Ex Vivo PDX Support High Throughput Drug Testing
The use of the term “ex vivo” can often cause confusion compared with in vitro. In vitro is usually fairly well understood as referring to living things in culture, such as a cancer cell line grown in tissue culture. Ex vivo refers to things that were once living in vivo; e.g. cells which were growing in vivo and transferred to short-term culture for testing.
Taking PDX ex vivo supports powerful applications, such as high throughput assays, while maintaining the PDX advantage of predictability. These ex vivo models are usually used to assess the cytotoxicity or proliferation of cancer cells. Historically, this used simple clonogenic assays, but is now moving forward to higher throughput 3D screens, and more complex assays to more closely mimic the human setting e.g, the 3D Tumor Growth Assay (TGA).

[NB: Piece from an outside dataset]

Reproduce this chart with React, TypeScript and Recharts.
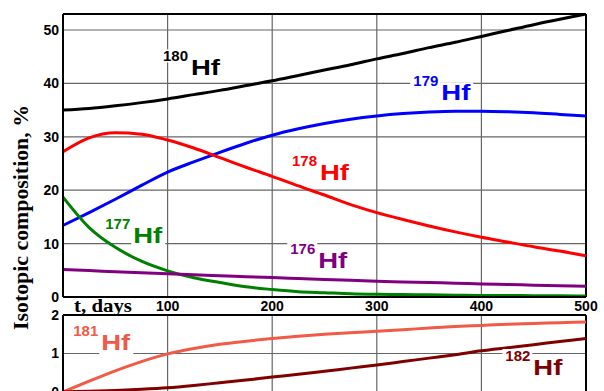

Conserve the PDX Advantage for Compound Screening
PDX ex vivo 3D assay formats combine rapid compound testing and screening with PDX genomic analysis, thereby providing genetic mutation information to better interpret screening panel results.
These screens can be performed with frozen ex vivo tumor cells dissociated from freshly isolated early passage PDX tumor tissues. Using frozen cells helping to avoid lag times while waiting for PDX to grow.
In this setting, large panels of compounds are rapidly assessed across models which conserve all the advantages of PDX population heterogeneity and patient fidelity, alongside retention of human-derived stromal elements (which can be lost over PDX passage), lower costs, and faster study timelines. Conservation of PDX model characteristics and response are validated by comparison with matched in vivo data, which has been used to confirm the reliability of this screening platform.
Humanized and TIME-Aligned 3D TGA Better Represents Human Condition
Another new innovative ex vivo screening platform is the 3D TGA. The 3D assay is “humanized” and TME-aligned to investigate factors affecting drug response. This is achieved through the addition of hMSCs and cancer associated fibroblasts, which provide the paracrine signaling present in the solid tumor microenvironment. Hormones, glucose, and pH level are also controlled.
Similar to the ex vivo screen above, 3D TGA potency results have been correlated with parental PDX in vivo response to validate the platform. Relative TGIs between specific models treated with standard of care/targeted agents correspond to relative potencies ex vivo. Importantly, addition of cancer-associated fibroblasts to the 3D TGA has been shown to dampen ex vivo response (specifically for erlotinib in a lung cancer model), showing potential interaction between the fibroblasts (or their secreted factors) and cancer cell response. This highlights the importance of recapitulating the human condition in ex vivo assays.
In Vitro/Ex Vivo Assays Expand PDX Use in Preclinical Research
In vitro and ex vivo assay platforms benefit from the translational features of PDX, opening up powerful new options in early stage drug discovery while overcoming the inherent limitations of in vivo PDX tumor models.